§ GIVEN TASK
Print the listing below from its opening line through the line holding "const plotLeft = 54, plotRight", both ends included.

§ DATA PROVIDED
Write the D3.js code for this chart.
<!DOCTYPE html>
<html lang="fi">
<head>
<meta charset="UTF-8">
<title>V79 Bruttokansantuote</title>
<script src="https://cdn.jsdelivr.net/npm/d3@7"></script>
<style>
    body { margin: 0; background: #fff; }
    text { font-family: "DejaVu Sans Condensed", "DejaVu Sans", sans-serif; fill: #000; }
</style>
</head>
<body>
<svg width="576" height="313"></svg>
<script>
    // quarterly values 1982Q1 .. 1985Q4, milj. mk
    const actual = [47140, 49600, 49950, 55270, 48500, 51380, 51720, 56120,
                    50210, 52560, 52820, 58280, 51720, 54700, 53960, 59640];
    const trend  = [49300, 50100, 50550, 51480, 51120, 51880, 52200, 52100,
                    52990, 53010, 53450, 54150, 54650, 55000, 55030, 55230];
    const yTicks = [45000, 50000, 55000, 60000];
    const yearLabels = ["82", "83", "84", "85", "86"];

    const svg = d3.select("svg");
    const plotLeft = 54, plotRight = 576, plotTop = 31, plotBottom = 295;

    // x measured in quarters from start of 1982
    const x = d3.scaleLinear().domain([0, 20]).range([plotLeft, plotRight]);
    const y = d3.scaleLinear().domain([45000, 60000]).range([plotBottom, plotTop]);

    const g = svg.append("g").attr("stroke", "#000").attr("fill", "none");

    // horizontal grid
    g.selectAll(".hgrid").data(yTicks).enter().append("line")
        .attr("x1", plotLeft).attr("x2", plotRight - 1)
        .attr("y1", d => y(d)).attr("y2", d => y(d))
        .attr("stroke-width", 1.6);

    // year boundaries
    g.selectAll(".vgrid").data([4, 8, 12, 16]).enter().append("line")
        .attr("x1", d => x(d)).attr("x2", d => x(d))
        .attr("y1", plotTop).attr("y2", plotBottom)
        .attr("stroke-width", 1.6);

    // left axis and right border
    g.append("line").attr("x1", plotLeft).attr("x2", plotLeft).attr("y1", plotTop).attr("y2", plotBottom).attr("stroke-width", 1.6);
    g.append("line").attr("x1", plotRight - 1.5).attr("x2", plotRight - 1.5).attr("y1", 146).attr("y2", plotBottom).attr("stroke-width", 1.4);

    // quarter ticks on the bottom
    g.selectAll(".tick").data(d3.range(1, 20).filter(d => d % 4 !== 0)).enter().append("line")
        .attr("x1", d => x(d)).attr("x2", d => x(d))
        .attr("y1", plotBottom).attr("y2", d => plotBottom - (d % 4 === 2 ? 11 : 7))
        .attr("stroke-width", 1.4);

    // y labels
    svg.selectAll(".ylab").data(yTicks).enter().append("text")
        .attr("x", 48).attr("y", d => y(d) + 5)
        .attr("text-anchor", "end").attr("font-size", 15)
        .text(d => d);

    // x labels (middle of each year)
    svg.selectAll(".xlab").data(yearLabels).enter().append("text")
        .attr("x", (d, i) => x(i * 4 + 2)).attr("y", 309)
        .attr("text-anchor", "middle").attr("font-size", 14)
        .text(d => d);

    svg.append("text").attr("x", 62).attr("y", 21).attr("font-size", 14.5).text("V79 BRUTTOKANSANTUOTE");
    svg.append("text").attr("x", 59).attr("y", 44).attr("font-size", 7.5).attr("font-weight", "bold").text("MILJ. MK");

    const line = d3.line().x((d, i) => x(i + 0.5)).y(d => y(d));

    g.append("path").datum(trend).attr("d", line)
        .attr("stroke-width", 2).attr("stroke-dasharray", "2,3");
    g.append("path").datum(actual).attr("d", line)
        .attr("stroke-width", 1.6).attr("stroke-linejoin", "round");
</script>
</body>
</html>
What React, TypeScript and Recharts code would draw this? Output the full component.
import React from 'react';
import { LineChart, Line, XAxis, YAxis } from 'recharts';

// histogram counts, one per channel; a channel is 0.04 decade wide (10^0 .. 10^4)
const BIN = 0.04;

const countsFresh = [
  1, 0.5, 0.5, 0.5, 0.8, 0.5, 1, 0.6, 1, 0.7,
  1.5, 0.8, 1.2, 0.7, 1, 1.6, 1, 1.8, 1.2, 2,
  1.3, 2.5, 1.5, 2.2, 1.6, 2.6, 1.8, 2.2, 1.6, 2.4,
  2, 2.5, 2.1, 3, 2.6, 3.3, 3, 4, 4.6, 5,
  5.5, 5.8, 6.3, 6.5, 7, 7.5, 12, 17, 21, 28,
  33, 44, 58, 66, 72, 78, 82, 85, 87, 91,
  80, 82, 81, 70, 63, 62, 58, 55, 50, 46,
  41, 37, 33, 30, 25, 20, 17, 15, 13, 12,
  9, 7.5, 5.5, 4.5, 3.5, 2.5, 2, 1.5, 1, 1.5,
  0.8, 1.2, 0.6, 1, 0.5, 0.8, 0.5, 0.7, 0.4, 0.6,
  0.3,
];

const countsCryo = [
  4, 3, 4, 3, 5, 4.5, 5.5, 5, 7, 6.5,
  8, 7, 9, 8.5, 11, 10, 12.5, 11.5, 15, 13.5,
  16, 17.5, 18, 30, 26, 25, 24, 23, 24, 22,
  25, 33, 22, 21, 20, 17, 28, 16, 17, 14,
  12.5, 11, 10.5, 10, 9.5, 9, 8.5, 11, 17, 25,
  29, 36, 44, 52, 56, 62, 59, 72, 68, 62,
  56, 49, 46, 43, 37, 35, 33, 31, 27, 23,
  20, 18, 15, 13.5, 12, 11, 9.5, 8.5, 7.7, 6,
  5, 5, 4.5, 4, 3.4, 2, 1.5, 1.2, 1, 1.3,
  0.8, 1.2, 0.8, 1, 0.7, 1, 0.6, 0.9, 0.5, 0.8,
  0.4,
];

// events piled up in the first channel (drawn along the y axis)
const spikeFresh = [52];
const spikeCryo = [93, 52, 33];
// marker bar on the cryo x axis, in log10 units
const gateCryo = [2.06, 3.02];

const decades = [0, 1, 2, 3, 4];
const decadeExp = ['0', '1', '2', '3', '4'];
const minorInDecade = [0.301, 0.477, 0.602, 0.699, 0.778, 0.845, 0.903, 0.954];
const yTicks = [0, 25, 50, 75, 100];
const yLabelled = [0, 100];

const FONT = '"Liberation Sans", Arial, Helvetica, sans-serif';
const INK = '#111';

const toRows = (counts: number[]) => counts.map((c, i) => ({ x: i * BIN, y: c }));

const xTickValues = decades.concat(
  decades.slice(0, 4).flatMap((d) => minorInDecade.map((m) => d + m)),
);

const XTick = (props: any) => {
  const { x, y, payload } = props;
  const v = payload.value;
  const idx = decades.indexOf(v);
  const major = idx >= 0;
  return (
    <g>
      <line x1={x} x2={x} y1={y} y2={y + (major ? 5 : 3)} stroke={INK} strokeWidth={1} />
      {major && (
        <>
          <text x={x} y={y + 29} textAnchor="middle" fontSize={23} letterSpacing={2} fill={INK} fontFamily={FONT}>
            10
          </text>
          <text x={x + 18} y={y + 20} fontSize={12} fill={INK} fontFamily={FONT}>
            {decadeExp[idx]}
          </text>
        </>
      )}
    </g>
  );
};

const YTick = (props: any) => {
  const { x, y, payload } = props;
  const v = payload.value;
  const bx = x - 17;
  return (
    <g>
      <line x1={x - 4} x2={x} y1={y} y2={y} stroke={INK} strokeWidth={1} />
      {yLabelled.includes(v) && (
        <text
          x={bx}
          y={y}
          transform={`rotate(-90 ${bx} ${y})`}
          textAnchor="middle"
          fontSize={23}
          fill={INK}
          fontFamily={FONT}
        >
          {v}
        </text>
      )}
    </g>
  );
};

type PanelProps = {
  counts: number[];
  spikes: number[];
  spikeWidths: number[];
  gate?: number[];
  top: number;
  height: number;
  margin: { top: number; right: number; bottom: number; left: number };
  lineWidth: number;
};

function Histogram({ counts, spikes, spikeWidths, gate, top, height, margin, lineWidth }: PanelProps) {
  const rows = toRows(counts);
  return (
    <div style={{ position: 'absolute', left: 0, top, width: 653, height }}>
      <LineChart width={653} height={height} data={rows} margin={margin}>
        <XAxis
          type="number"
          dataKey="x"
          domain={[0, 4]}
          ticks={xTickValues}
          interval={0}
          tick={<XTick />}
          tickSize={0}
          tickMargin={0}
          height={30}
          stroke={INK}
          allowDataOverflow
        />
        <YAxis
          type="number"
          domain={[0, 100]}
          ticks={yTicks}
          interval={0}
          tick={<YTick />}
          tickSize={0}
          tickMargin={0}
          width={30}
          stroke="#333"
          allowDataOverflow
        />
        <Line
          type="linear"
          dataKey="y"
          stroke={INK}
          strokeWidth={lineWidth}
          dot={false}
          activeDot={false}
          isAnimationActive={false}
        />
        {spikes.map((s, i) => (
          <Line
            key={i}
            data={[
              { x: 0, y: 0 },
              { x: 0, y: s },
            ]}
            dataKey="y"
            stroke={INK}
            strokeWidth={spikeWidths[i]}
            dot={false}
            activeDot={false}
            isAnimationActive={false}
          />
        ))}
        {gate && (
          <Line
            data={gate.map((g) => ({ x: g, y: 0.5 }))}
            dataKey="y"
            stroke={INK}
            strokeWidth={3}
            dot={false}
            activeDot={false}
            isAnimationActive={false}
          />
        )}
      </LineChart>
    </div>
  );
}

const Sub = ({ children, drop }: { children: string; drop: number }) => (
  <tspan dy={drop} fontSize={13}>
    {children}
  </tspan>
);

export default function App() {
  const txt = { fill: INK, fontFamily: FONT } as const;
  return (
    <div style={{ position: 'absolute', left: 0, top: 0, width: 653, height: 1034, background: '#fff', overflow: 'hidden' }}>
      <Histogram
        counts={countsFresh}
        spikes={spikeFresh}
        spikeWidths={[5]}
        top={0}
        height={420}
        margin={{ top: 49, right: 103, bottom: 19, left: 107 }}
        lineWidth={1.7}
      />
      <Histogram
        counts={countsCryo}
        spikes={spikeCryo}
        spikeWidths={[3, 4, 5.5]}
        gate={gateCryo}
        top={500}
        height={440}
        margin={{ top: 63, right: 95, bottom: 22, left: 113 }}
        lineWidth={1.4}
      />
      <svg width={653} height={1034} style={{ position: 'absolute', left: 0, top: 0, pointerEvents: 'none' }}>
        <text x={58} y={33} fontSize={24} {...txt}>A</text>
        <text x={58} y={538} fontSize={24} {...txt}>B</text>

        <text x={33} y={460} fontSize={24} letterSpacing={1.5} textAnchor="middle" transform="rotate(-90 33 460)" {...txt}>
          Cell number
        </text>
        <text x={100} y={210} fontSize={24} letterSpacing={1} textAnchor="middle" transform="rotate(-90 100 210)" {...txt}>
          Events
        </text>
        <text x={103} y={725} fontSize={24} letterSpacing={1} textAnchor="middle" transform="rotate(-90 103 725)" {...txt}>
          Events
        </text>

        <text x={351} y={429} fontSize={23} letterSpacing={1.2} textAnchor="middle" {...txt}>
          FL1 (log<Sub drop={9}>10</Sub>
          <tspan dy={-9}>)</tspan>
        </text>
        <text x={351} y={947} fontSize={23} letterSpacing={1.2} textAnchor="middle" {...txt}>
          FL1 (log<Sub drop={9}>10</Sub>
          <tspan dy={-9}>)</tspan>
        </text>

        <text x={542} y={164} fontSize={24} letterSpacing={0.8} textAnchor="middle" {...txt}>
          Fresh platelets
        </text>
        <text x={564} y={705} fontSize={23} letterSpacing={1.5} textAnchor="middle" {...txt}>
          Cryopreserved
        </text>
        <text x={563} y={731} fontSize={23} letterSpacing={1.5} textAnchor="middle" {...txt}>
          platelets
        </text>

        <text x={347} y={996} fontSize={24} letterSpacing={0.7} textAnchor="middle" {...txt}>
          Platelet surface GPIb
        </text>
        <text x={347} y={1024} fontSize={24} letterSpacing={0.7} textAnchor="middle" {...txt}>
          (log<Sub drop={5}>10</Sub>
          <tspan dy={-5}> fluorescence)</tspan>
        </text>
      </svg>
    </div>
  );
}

§ CORRECT OUTPUT
Write the D3.js code for this chart.
<!DOCTYPE html>
<html lang="fi">
<head>
<meta charset="UTF-8">
<title>V79 Bruttokansantuote</title>
<script src="https://cdn.jsdelivr.net/npm/d3@7"></script>
<style>
    body { margin: 0; background: #fff; }
    text { font-family: "DejaVu Sans Condensed", "DejaVu Sans", sans-serif; fill: #000; }
</style>
</head>
<body>
<svg width="576" height="313"></svg>
<script>
    // quarterly values 1982Q1 .. 1985Q4, milj. mk
    const actual = [47140, 49600, 49950, 55270, 48500, 51380, 51720, 56120,
                    50210, 52560, 52820, 58280, 51720, 54700, 53960, 59640];
    const trend  = [49300, 50100, 50550, 51480, 51120, 51880, 52200, 52100,
                    52990, 53010, 53450, 54150, 54650, 55000, 55030, 55230];
    const yTicks = [45000, 50000, 55000, 60000];
    const yearLabels = ["82", "83", "84", "85", "86"];

    const svg = d3.select("svg");
    const plotLeft = 54, plotRight = 576, plotTop = 31, plotBottom = 295;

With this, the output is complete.